» **Requirement**
Below is a listing. Return the lines from the one that contains "Reproduce this chart" to the one that contains "const yearLabels = ['2022', '2023', '2024', '2025', '2026'];", both ends included, verbatim and with no pictures.

» **Records for the exercise**
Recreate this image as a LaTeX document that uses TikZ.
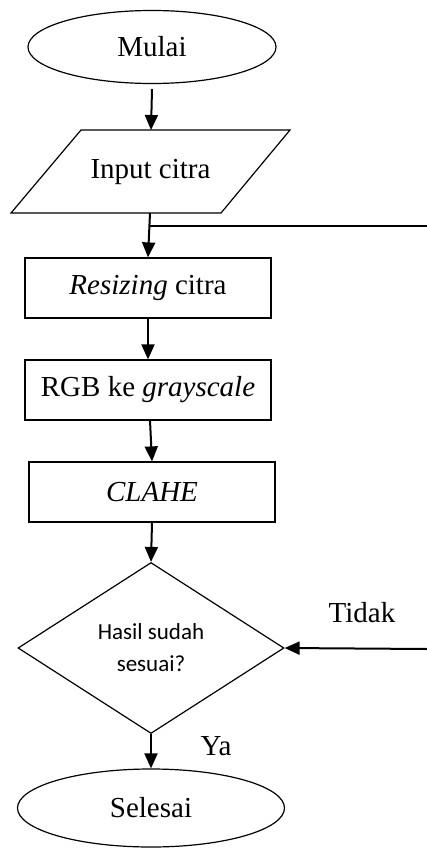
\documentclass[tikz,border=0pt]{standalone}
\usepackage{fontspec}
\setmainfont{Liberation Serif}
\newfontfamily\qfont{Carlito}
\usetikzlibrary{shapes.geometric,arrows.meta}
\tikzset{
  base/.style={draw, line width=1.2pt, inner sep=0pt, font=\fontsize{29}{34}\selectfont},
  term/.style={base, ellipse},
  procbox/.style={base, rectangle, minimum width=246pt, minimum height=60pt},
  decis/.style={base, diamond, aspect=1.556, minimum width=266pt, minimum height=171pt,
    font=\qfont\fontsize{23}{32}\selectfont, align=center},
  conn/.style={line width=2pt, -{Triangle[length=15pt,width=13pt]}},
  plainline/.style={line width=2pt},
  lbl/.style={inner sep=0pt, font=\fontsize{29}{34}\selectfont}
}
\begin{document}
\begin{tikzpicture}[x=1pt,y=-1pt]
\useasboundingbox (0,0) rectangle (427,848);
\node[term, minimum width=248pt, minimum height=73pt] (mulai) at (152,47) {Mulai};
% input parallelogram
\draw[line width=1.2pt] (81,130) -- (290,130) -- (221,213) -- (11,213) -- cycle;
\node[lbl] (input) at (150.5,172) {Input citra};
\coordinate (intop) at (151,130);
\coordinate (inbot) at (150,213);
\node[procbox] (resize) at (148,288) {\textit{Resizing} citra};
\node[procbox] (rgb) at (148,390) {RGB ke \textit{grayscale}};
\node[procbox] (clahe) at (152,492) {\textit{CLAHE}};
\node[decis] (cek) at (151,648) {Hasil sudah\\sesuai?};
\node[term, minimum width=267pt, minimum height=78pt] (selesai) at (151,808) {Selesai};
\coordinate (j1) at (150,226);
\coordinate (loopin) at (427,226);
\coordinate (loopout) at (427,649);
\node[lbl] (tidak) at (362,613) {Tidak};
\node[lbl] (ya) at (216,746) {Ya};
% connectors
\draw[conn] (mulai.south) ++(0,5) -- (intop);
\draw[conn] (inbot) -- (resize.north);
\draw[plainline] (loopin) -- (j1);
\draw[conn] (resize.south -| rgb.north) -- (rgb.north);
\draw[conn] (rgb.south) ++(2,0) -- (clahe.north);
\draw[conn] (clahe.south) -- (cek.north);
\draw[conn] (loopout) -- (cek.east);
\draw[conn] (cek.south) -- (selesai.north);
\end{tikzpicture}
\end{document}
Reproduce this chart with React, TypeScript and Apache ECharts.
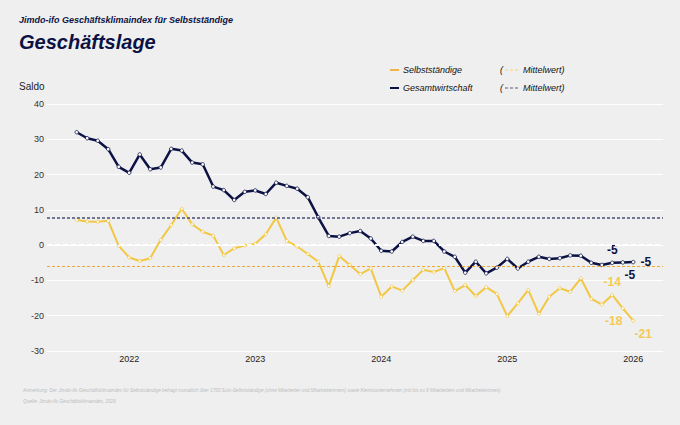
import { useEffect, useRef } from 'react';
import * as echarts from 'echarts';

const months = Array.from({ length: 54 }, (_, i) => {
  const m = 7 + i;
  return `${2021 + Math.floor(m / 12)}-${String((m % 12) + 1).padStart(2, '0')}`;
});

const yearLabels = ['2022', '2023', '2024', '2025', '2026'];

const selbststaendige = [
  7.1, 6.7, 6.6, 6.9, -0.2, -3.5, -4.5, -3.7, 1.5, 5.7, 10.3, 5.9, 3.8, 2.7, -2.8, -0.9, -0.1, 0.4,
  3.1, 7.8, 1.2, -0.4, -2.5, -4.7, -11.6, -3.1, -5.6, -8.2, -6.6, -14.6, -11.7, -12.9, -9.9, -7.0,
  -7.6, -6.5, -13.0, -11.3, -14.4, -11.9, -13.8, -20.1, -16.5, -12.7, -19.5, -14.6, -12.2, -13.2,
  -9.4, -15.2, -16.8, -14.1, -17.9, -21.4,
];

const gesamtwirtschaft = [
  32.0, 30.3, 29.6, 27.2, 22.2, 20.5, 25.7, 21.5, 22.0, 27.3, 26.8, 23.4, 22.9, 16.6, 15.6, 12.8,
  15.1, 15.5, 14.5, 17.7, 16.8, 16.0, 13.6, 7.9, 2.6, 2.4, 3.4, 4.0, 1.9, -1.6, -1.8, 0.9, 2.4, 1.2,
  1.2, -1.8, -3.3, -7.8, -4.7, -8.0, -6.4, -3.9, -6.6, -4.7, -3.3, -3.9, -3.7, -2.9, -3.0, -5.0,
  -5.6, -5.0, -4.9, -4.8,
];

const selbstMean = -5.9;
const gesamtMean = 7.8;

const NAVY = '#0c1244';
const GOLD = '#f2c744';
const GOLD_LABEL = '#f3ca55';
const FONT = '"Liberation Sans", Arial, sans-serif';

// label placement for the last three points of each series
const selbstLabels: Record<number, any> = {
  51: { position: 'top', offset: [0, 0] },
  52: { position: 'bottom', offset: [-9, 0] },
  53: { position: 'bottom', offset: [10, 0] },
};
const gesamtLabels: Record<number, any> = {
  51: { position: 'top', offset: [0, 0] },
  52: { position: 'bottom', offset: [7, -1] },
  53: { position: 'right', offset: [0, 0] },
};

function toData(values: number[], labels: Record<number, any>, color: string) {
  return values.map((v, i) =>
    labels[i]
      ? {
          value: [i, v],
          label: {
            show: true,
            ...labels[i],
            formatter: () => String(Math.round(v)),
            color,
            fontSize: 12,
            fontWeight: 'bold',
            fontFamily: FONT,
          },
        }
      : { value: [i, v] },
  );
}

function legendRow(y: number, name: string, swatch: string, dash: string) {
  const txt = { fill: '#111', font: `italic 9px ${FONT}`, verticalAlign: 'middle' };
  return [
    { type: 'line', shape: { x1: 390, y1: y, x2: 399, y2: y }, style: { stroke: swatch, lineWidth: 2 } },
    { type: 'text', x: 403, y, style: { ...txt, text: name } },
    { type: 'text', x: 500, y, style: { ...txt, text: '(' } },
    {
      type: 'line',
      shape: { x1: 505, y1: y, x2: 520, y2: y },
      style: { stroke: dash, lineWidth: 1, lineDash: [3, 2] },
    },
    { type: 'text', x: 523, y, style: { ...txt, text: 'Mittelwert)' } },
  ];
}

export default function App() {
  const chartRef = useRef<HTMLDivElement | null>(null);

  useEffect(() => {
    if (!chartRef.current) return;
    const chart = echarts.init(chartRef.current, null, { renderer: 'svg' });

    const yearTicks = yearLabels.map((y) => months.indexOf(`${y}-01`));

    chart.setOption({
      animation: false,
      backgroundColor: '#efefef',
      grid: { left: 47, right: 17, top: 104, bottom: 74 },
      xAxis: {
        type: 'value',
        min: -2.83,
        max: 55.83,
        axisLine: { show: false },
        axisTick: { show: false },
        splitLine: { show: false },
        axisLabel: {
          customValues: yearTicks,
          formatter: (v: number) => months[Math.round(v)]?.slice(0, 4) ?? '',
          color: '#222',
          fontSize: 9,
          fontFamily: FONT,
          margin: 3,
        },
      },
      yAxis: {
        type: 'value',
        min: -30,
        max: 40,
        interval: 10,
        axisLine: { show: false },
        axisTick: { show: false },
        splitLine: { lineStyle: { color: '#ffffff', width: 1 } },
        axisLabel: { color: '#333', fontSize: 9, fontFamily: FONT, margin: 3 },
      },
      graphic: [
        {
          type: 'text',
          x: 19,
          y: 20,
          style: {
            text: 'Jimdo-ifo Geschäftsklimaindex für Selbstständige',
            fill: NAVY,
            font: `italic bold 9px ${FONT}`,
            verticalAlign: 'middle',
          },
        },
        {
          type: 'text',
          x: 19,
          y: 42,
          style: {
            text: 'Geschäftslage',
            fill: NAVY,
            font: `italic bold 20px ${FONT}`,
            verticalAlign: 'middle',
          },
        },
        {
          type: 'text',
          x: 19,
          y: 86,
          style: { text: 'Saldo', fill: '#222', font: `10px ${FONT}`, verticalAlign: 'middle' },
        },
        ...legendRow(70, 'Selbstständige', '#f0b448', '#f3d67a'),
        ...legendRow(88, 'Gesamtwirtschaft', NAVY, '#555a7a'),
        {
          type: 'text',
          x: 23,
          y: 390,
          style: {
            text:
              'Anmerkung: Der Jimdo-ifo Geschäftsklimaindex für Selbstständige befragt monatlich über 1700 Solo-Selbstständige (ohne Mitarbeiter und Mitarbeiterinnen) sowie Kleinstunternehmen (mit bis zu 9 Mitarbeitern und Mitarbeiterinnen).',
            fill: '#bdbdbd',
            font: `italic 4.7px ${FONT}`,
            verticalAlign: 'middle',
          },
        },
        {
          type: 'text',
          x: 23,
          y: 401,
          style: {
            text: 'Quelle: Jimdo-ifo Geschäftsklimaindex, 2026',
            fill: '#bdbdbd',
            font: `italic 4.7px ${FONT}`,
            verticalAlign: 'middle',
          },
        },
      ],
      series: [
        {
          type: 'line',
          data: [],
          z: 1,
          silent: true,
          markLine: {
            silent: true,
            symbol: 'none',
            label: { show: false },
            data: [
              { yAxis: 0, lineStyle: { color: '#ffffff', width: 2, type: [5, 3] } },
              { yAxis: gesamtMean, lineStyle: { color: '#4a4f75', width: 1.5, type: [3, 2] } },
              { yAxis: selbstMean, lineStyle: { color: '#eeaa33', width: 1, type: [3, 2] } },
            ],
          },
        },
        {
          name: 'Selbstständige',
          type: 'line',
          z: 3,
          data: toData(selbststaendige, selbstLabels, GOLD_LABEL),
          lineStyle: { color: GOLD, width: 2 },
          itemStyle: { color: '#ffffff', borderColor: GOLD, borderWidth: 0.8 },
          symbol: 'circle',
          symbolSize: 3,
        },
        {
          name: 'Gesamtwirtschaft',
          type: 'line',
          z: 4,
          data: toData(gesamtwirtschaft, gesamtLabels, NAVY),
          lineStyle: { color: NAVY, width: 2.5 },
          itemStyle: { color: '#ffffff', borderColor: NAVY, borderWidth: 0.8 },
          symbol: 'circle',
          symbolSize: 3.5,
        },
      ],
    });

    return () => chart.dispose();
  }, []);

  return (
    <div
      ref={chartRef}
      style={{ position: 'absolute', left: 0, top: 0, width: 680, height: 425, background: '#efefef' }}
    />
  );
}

» **Response to this task**
Reproduce this chart with React, TypeScript and Apache ECharts.
import { useEffect, useRef } from 'react';
import * as echarts from 'echarts';

const months = Array.from({ length: 54 }, (_, i) => {
  const m = 7 + i;
  return `${2021 + Math.floor(m / 12)}-${String((m % 12) + 1).padStart(2, '0')}`;
});

const yearLabels = ['2022', '2023', '2024', '2025', '2026'];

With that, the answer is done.